══ PROVIDED DATA
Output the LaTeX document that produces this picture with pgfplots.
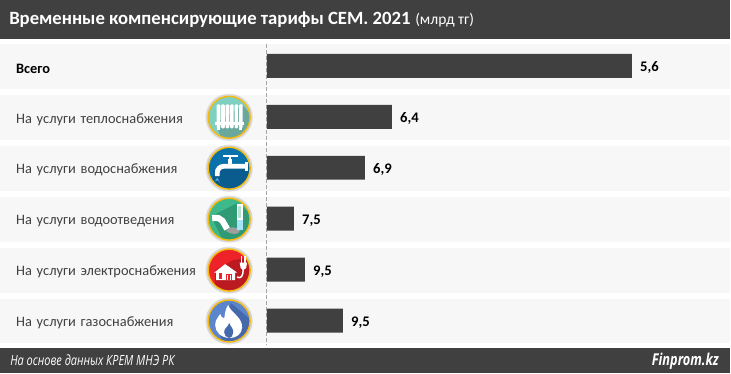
\documentclass[border=0pt]{standalone}
\usepackage{pgfplots}
\pgfplotsset{compat=1.18}
\usepackage{fontspec}
\setmainfont{Carlito}
\newfontfamily\footfont[FakeStretch=0.78]{Open Sans}
\definecolor{dk}{HTML}{404040}
\definecolor{rowbg}{HTML}{F7F7F7}
\definecolor{ring}{HTML}{F5B90F}
\definecolor{ic1}{HTML}{7FD0C0}\definecolor{sh1}{HTML}{6AA89E}
\definecolor{ic2}{HTML}{0A72AB}\definecolor{sh2}{HTML}{0B5C8E}\definecolor{drop}{HTML}{5DB8E8}
\definecolor{ic3}{HTML}{3DB98C}\definecolor{sh3}{HTML}{2F9A74}
\definecolor{ic4}{HTML}{EE2229}\definecolor{sh4}{HTML}{BB1A20}
\definecolor{ic5}{HTML}{5B86CC}\definecolor{sh5}{HTML}{4669AE}
\newcommand{\iconbase}[5]{%
  \begin{scope}[shift={(229.5,#1)}]
    \fill[black,opacity=0.12] (0,0) circle (23.6);
    \fill[#2] (0,0) circle (21);
    \begin{scope}
      \clip (0,0) circle (21);
      \fill[#3] #4;
    \end{scope}
    \draw[ring,line width=1.1pt] (0,0) circle (21);
    #5
  \end{scope}}
\begin{document}
\begin{tikzpicture}[x=0.75pt,y=-0.75pt]
\fill[white] (0,0) rectangle (731,374);
\fill[dk] (0,0) rectangle (731,39);
\foreach \t in {44,95,146,197,248,299}{\fill[rowbg] (0,\t) rectangle (731,\t+45);}
\fill[dk] (0,349) rectangle (731,374);
\draw[gray!70,line width=0.6pt,dash pattern=on 3pt off 1.6pt] (266.5,44) -- (266.5,345);
\node[anchor=west,text=white,inner sep=0pt] at (9,20) {\fontsize{14.05}{16}\selectfont\textbf{Временные компенсирующие тарифы СЕМ. 2021}\hspace{3.5pt}\fontsize{11.6}{16}\selectfont(млрд тг)};
\node[anchor=west,text=white,inner sep=0pt,font=\footfont\itshape\fontsize{10.55}{12}\selectfont] at (10,361) {На основе данных КРЕМ МНЭ РК};
\node[anchor=east,text=white,inner sep=0pt,font=\footfont\itshape\bfseries\fontsize{12.3}{14}\selectfont] at (720,362) {Finprom.kz};
\begin{axis}[
  at={(267,349)}, anchor=south west,
  scale only axis, width=348pt, height=232.5pt,
  xmin=0, xmax=464, ymin=39, ymax=349, y dir=reverse,
  xbar, bar width=18pt, bar shift=0pt,
  axis line style={draw=none},
  xtick=\empty,
  ytick={66,117,168,219,270,321},
  yticklabels={\textcolor{black}{\textbf{Всего}},На услуги теплоснабжения,На услуги водоснабжения,На услуги водоотведения,На услуги электроснабжения,На услуги газоснабжения},
  major tick length=0pt,
  yticklabel style={anchor=east,text width=188.25pt,align=left,inner sep=0pt,yshift=-1.9pt,text=dk,font=\fontsize{10.8}{12}\selectfont},
  clip=false,
  point meta=explicit symbolic,
  nodes near coords,
  every node near coord/.append style={anchor=west,inner sep=0pt,xshift=6pt,yshift=-1.5pt,text=black,font=\bfseries\fontsize{11}{12}\selectfont},
]
\addplot[fill=dk,draw=none] coordinates {
 (365,66) [{5,6}]
 (125,117) [{6,4}]
 (98,168) [{6,9}]
 (27,219) [{7,5}]
 (38,270) [{9,5}]
 (76,321) [{9,5}]
};
\end{axis}
% radiator
\iconbase{117.5}{ic1}{sh1}{(-14,6)--(14,-12)--(30,8)--(30,30)--(-4,30)--cycle}{%
  \foreach \a in {-12.5,-8,-3.5,1,5.5,10}{\fill[white,rounded corners=0.8pt] (\a,-13) rectangle (\a+3.6,11);}
  \fill[white] (-14,5) rectangle (15,8);
  \fill[white] (-12,11) rectangle (-9.5,13);\fill[white] (10,11) rectangle (12.5,13);
}
% tap
\iconbase{168.5}{ic2}{sh2}{(-16,2)--(18,-5)--(30,4)--(30,30)--(-8,30)--(-16,16)--cycle}{%
  \draw[white,line width=3.6pt,line cap=butt,rounded corners=5pt] (-12,8)--(-12,-2)--(16,-2);
  \fill[white] (16,-6.5) rectangle (18.5,3);
  \fill[white] (-1.5,-9) rectangle (2.5,-3);
  \draw[white,line width=1.3pt] (-6,-12)--(9,-12);
  \draw[white,line width=1.5pt] (0.5,-13)--(0.5,-8);
  \fill[drop] (-12,9.5) .. controls (-11.5,12) and (-9,13) .. (-9,15) arc (0:-180:3) .. controls (-15,13) and (-12.5,12) .. cycle;
}
% pipe
\iconbase{219.5}{ic3}{sh3}{(-18,-3)--(8,-16)--(30,0)--(30,30)--(-2,30)--cycle}{%
  \draw[white,line width=4.6pt,line cap=butt] (-17,-1) .. controls (-6,-3) and (-6,4) .. (-2,10);
  \fill[gray!75] (-3,12) .. controls (-1,7) and (7,7) .. (11,11) .. controls (10,16) and (3,16) .. (-3,12) -- cycle;
  \fill[cyan!35!white] (7.5,0) rectangle (13.5,11);
  \fill[white] (7.5,-15) rectangle (13.5,1);
  \fill[ic3!40!white] (9.3,-13) rectangle (11.7,-1);
}
% house with plug
\iconbase{270.5}{ic4}{sh4}{(-14,0)--(4,-10)--(16,-12)--(30,8)--(30,30)--(-6,30)--(-14,14)--cycle}{%
  \fill[white] (-15,2.5)--(-4,-6)--(8,2.5)--(6,2.5)--(6,10)--(-13,10)--(-13,2.5)--cycle;
  \fill[ic4] (-10.5,3) rectangle (-7.5,9); \fill[ic4] (-3,3.5) rectangle (3,10);
  \fill[white] (-1.7,4.5) rectangle (-0.7,10);\fill[white] (0.7,4.5) rectangle (1.7,10);
  \draw[white,line width=1.1pt] (8,7) .. controls (12,9) and (14,6) .. (14,-1);
  \fill[white] (10.5,-7.5) -- (18,-7.5) -- (17,-2) -- (14,0) -- (11.5,-2) -- cycle;
  \fill[white] (11.5,-14) rectangle (13.3,-7);\fill[white] (15.2,-14) rectangle (17,-7);
}
% flame
\iconbase{321.5}{ic5}{sh5}{(-12,8)--(2,-18)--(30,6)--(30,30)--(-2,30)--cycle}{%
  \fill[white] (-1,-16) .. controls (2,-8) and (13,-4) .. (13,6) .. controls (13,13) and (7,17) .. (1,17) .. controls (-8,17) and (-14,11) .. (-14,4) .. controls (-14,-1) and (-11,-4) .. (-9,-7) .. controls (-8,-4) and (-7,-3) .. (-5,-3) .. controls (-4,-7) and (-4,-12) .. (-1,-16) -- cycle;
  \fill[sh5] (0,2) .. controls (1,5) and (5,8) .. (4,12) .. controls (3.5,15) and (2,17) .. (0,17) .. controls (-3,17) and (-5,14) .. (-5,11) .. controls (-5,7) and (-1,6) .. (0,2) -- cycle;
}
\end{tikzpicture}
\end{document}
════
GOAL = Tally how many lines of the data include the word "with". Write the number and nothing else.

FULL SOLUTION = 2